Wenn die Beamten an einem Standort eine Verkehrskontrolle durchführen, spricht sich das unter den Beteiligten schnell herum. „Wenn wir dann weiterfahren, verhalten sie sich erst brav und machen dann an einer anderen Stelle weiter. Wir tun uns als Polizei schwer“, gibt Walter zu. Auch sie weiß, dass die Fahrer Stunden später wieder am Sudelfeld auftauchen und weitermachen.

Gefährliche
Fahrmanöver

Stefan Sonntag, Pressesprecher des Polizeipräsidiums Oberbayern Süd mit Sitz in Rosenheim, bestätigt, dass das Driften keinen eigenen Tatbestand im Bußgeldkatalog darstellt. „Der Polizei steht ein gewisser Interpretationsspielraum zur Verfügung, um gefährlichen Fahrmanövern ein schnelles Ende zu setzen“, erklärt der Polizeihauptkommissar. Fahrzeugführer müssen im öffentlichen Verkehrsraum ihre Fahrweise den Umständen und den Witterungsbedingungen anpassen. Missachtet man diese Regelung, die in der Straßenverkehrsordnung (StVO) festgeschrieben ist, droht ein Bußgeld – und die Polizei kann natürlich solche Fahrmanöver, etwa zur Abwehr von Gefahren, unterbinden. Wird durch das Driften auf öffentlichen Straßen jemand gefährdet oder sogar geschädigt, kann die Polizei das Verhalten unter Umständen auch als grob verkehrswidrig und rücksichtslos bewerten. Sonntag: „In so einem Fall steht eine Straftat im Raum, die mit einer Geldstrafe oder einer Freiheitsstrafe geahndet werden kann.“ Das Driften auf Privatgrund – etwa auf einem privaten Parkplatz – kann vom Eigentümer im Einzelfall als Hausfriedensbruch oder sogar als eine Straftat angezeigt werden. Auch dann droht eine Geld- oder eine Freiheitsstrafe.
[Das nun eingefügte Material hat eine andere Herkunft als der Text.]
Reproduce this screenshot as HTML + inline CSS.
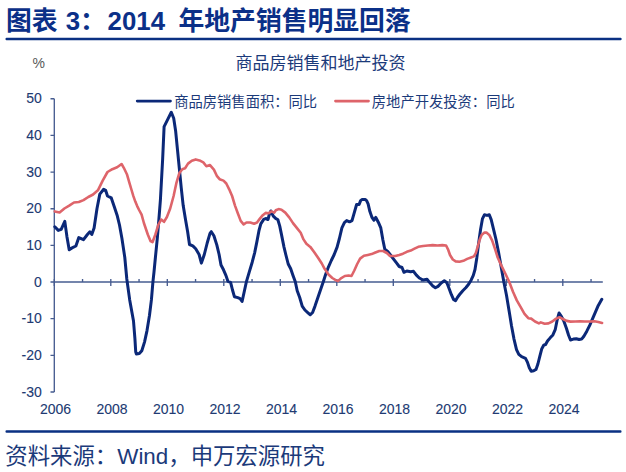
<!DOCTYPE html>
<html lang="zh-CN">
<head>
<meta charset="utf-8">
<title>图表 3：2014 年地产销售明显回落</title>
<style>
html,body{margin:0;padding:0;background:#fff;}
body{width:626px;height:472px;position:relative;overflow:hidden;font-family:"Liberation Sans",sans-serif;}
.yl{position:absolute;left:0;width:41.8px;text-align:right;font-size:14px;line-height:15px;color:#213a72;-webkit-text-stroke:0.1px #213a72;white-space:nowrap;}
.xl{position:absolute;top:401.5px;width:40px;text-align:center;font-size:14px;line-height:15px;color:#213a72;-webkit-text-stroke:0.1px #213a72;white-space:nowrap;}
.pc{position:absolute;left:32.6px;top:55.6px;font-size:14px;line-height:15px;color:#595959;}
.t{position:absolute;margin:0;color:transparent;white-space:nowrap;font-weight:normal;overflow:hidden;}
</style>
</head>
<body>
<svg width="626" height="472" viewBox="0 0 626 472" style="position:absolute;left:0;top:0">
<rect x="5.5" y="37.8" width="616.1" height="2.4" rx="1" fill="#0a3083"/>
<rect x="5.5" y="430.2" width="616" height="2.6" rx="1" fill="#0a3083"/>
<g fill="none" stroke="#465c90" stroke-width="1.35">
<path d="M54.30 98.75V391.95"/>
<path d="M54.30 282.00H602.80"/>
<path d="M54.30 278.90V286.00M82.55 278.90V282.00M110.80 278.90V286.00M139.05 278.90V282.00M167.30 278.90V286.00M195.55 278.90V282.00M223.80 278.90V286.00M252.05 278.90V282.00M280.30 278.90V286.00M308.55 278.90V282.00M336.80 278.90V286.00M365.05 278.90V282.00M393.30 278.90V286.00M421.55 278.90V282.00M449.80 278.90V286.00M478.05 278.90V282.00M506.30 278.90V286.00M534.55 278.90V282.00M562.80 278.90V286.00M591.05 278.90V282.00"/>
<path d="M50.50 391.95H54.30M50.50 355.30H54.30M50.50 318.65H54.30M50.50 282.00H54.30M50.50 245.35H54.30M50.50 208.70H54.30M50.50 172.05H54.30M50.50 135.40H54.30M50.50 98.75H54.30"/>
</g>
<polyline points="54.8,226.8 58.3,230.4 61.2,229.4 64.8,221.4 66.9,236.4 69.2,249.8 72.0,247.9 75.9,246.0 78.8,237.6 83.5,239.7 87.4,234.5 89.9,231.8 91.8,234.5 94.1,228.0 97.0,208.5 99.8,194.1 103.7,189.3 105.6,190.3 107.5,196.0 111.3,197.9 114.2,206.5 117.1,215.2 119.5,225.0 121.9,238.3 124.8,257.5 126.8,279.0 129.7,299.9 133.5,321.0 134.9,338.3 135.7,351.7 136.4,354.0 139.3,353.6 141.8,350.7 144.5,342.1 147.0,330.6 149.5,315.3 151.4,299.9 152.9,282.1 154.0,272.0 155.4,257.5 157.3,238.3 158.9,219.2 160.4,200.0 162.6,160.0 164.1,126.6 167.6,119.6 171.3,112.3 173.7,118.2 175.6,130.7 177.5,149.8 179.4,169.1 181.3,188.3 183.2,205.6 185.5,219.5 187.6,231.5 189.5,244.5 192.8,245.9 195.7,248.8 199.1,254.5 201.4,263.1 204.3,254.5 207.2,243.0 210.0,233.4 211.3,231.7 213.9,235.8 216.8,244.9 219.1,254.5 221.0,265.0 223.5,269.8 226.0,275.6 227.9,281.3 230.6,282.3 232.5,290.0 234.4,296.7 237.8,297.6 240.1,298.6 242.1,301.5 244.0,292.8 246.5,281.3 249.3,271.8 252.2,262.2 254.7,252.6 257.0,241.1 259.0,230.5 260.8,223.8 263.7,219.4 265.7,218.5 268.0,219.5 269.3,214.5 270.8,211.0 273.3,216.1 275.9,218.6 277.8,219.5 279.7,225.9 281.7,235.6 284.0,247.1 285.9,255.0 288.2,264.0 290.7,268.8 293.0,275.5 295.3,281.8 297.2,290.8 299.7,297.5 302.2,306.1 304.9,310.0 308.0,312.8 310.3,314.8 312.6,312.5 315.0,306.1 317.9,297.5 320.8,288.9 323.3,281.8 325.6,274.5 328.5,266.8 331.3,260.5 334.2,254.5 337.1,247.1 339.4,238.5 341.9,227.9 344.4,222.6 346.7,220.6 349.5,221.8 352.0,220.6 354.3,212.6 356.6,204.5 359.1,204.5 360.6,200.6 362.2,199.4 365.2,199.5 366.6,200.6 368.1,203.8 369.9,211.6 372.0,217.4 373.9,220.3 375.8,217.4 378.3,222.2 380.8,227.9 382.9,240.0 384.8,249.3 387.7,251.5 390.5,255.0 393.4,258.9 396.3,262.7 399.2,266.5 402.0,267.5 404.0,272.3 406.8,271.0 410.7,271.7 413.5,271.3 416.4,275.2 419.3,278.0 423.1,280.0 427.0,279.3 429.7,282.6 432.8,286.0 435.4,287.8 438.0,286.4 441.2,283.0 444.3,280.8 446.9,282.7 448.8,287.8 451.4,294.7 453.5,299.4 455.5,300.6 457.3,297.7 459.6,294.5 462.8,290.7 466.0,287.5 468.6,284.3 471.1,280.2 473.3,275.3 475.0,269.5 476.8,257.9 478.7,242.6 480.6,229.2 482.5,218.6 484.5,214.8 487.0,215.4 489.3,214.8 491.2,219.6 493.5,229.2 496.0,239.5 498.6,252.5 501.5,268.8 503.8,281.8 506.5,295.3 509.2,311.5 511.5,325.7 514.0,339.1 516.5,349.6 518.8,354.4 521.6,356.7 525.5,358.3 527.4,362.1 529.3,367.8 531.2,371.3 533.7,370.7 536.0,369.4 537.9,364.0 539.8,356.3 541.8,348.7 543.7,345.2 545.6,344.5 547.5,341.0 550.4,337.6 552.9,334.9 555.2,329.7 557.1,320.2 559.1,313.0 561.5,316.6 563.8,321.0 566.4,328.2 568.6,335.3 570.5,340.0 573.4,339.1 576.3,338.7 579.1,339.5 581.6,339.1 583.9,336.2 586.8,331.2 589.7,325.4 592.5,318.9 595.4,312.2 598.3,305.4 601.8,299.3" fill="none" stroke="#0b2878" stroke-width="3" stroke-linejoin="round" stroke-linecap="round"/>
<polyline points="54.8,211.4 59.6,212.4 64.4,208.5 69.2,205.7 74.0,202.5 78.8,202.0 83.5,200.1 88.3,197.0 93.1,194.5 97.9,190.3 102.7,180.7 107.5,172.0 112.3,169.2 117.1,167.3 121.6,164.0 123.8,167.8 126.9,174.2 129.5,183.1 131.4,189.5 133.3,195.9 135.3,201.6 137.2,206.1 139.1,210.0 141.6,214.6 143.9,223.0 147.8,234.5 150.6,241.2 152.5,242.2 155.4,234.5 158.3,224.9 161.2,219.5 164.0,221.8 166.9,217.0 170.2,208.5 173.6,196.0 176.5,182.6 179.4,173.0 182.3,169.2 185.1,168.2 188.0,163.6 191.8,160.7 195.7,159.4 199.5,160.4 203.3,162.4 206.4,166.2 210.0,165.1 213.9,169.6 216.8,175.8 219.6,179.2 223.5,180.6 226.3,183.5 229.2,189.3 232.1,196.0 235.0,205.6 237.8,213.3 240.7,220.9 243.6,224.4 246.5,222.5 250.3,222.5 254.1,223.8 257.0,222.5 259.9,218.6 262.8,215.2 265.6,212.9 268.5,213.3 271.4,211.4 274.3,212.6 275.8,210.3 278.6,209.1 281.5,209.7 285.3,212.6 289.2,217.4 293.0,223.1 296.8,227.9 300.7,232.7 303.5,239.4 306.4,243.8 310.3,246.9 314.1,252.0 317.9,257.5 321.8,263.5 324.6,268.8 328.5,274.5 332.3,278.0 336.1,280.3 338.0,281.2 340.9,278.3 344.8,276.0 348.6,275.5 351.5,276.0 354.3,270.5 357.2,264.0 360.1,258.6 363.9,255.7 367.8,254.9 371.6,254.1 375.4,252.5 379.3,251.0 383.1,251.0 386.9,253.0 390.0,256.0 391.5,256.0 395.3,256.0 399.2,255.0 403.0,253.7 406.8,251.8 410.7,250.6 414.5,248.7 418.3,246.8 423.1,246.0 427.9,245.5 432.7,245.1 437.5,245.5 442.3,245.1 446.1,245.5 448.0,249.3 450.0,255.0 452.8,259.5 455.7,261.4 459.5,261.8 463.4,260.8 467.2,258.9 471.0,257.5 473.9,256.4 475.8,253.1 477.8,246.4 479.7,239.7 481.6,234.9 484.5,232.6 486.4,232.6 489.3,234.9 492.1,240.3 495.0,248.8 497.7,257.5 501.5,265.9 505.3,273.5 509.2,281.8 513.0,291.8 516.8,300.4 520.7,307.1 524.5,313.8 528.3,318.2 531.2,318.6 535.0,321.5 538.9,323.4 540.8,322.4 544.6,323.8 548.5,323.4 552.3,321.5 556.1,318.6 559.4,317.2 562.8,319.0 566.7,320.9 570.5,321.6 575.3,321.5 580.1,321.2 584.9,321.5 589.7,321.5 594.5,321.3 598.3,322.0 602.1,323.0" fill="none" stroke="#de646a" stroke-width="2.6" stroke-linejoin="round" stroke-linecap="round"/>
<path d="M137.2 101.1H170.5" stroke="#0b2878" stroke-width="2.7" stroke-linecap="round" fill="none"/>
<path d="M335.4 101.1H368.6" stroke="#de646a" stroke-width="2.6" stroke-linecap="round" fill="none"/>
<text y="29.5" font-size="25.8" font-weight="bold" fill="#0b3088" style="font-family:'Liberation Sans','Noto Sans CJK SC',sans-serif"><tspan x="6">图表</tspan><tspan x="65.8">3</tspan><tspan x="80">：</tspan><tspan x="107.6">2014</tspan><tspan x="178.5">年地产销售明显回落</tspan></text>
<text x="235.5" y="69" font-size="17" fill="#1b3a7a" style="font-family:'Liberation Sans','Noto Sans CJK SC',sans-serif">商品房销售和地产投资</text>
<text x="174.2" y="107" font-size="14.3" fill="#1b3a7a" style="font-family:'Liberation Sans','Noto Sans CJK SC',sans-serif">商品房销售面积：同比</text>
<text x="371.8" y="107" font-size="14.3" fill="#1b3a7a" style="font-family:'Liberation Sans','Noto Sans CJK SC',sans-serif">房地产开发投资：同比</text>
<text x="5.3" y="464" font-size="22.4" fill="#1b3a7a" style="font-family:'Liberation Sans','Noto Sans CJK SC',sans-serif">资料来源：Wind，申万宏源研究</text>
</svg>
<h1 class="t" style="left:6px;top:6px;width:410px;height:30px;font-size:26px;line-height:30px;font-weight:bold">图表 3：2014 年地产销售明显回落</h1>
<div class="t" style="left:235px;top:53px;width:172px;height:20px;font-size:17px;line-height:20px">商品房销售和地产投资</div>
<div class="t" style="left:174px;top:93px;width:144px;height:17px;font-size:14.3px;line-height:17px">商品房销售面积：同比</div>
<div class="t" style="left:372px;top:93px;width:144px;height:17px;font-size:14.3px;line-height:17px">房地产开发投资：同比</div>
<div class="t" style="left:5px;top:443px;width:326px;height:27px;font-size:22.4px;line-height:27px">资料来源：Wind，申万宏源研究</div>
<div class="yl" style="top:384.6px">-30</div>
<div class="yl" style="top:347.9px">-20</div>
<div class="yl" style="top:311.2px">-10</div>
<div class="yl" style="top:274.6px">0</div>
<div class="yl" style="top:237.9px">10</div>
<div class="yl" style="top:201.3px">20</div>
<div class="yl" style="top:164.7px">30</div>
<div class="yl" style="top:128.0px">40</div>
<div class="yl" style="top:91.3px">50</div>
<div class="xl" style="left:35.5px">2006</div>
<div class="xl" style="left:92.0px">2008</div>
<div class="xl" style="left:148.5px">2010</div>
<div class="xl" style="left:205.0px">2012</div>
<div class="xl" style="left:261.5px">2014</div>
<div class="xl" style="left:318.0px">2016</div>
<div class="xl" style="left:374.5px">2018</div>
<div class="xl" style="left:431.0px">2020</div>
<div class="xl" style="left:487.5px">2022</div>
<div class="xl" style="left:544.0px">2024</div>
<div class="pc" style="">%</div>
</body>
</html>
Wie am Rossfeld kommt es auch am Sudelfeld immer wieder zu Unfällen mit Toten und Verletzten. Die Gefahren werden unterschätzt und sind für Karin Walter von der Polizei Brannenburg nicht von der Hand zu weißen. „Wenn ich drifte, habe ich das Auto nicht unter Kontrolle“, so Walter.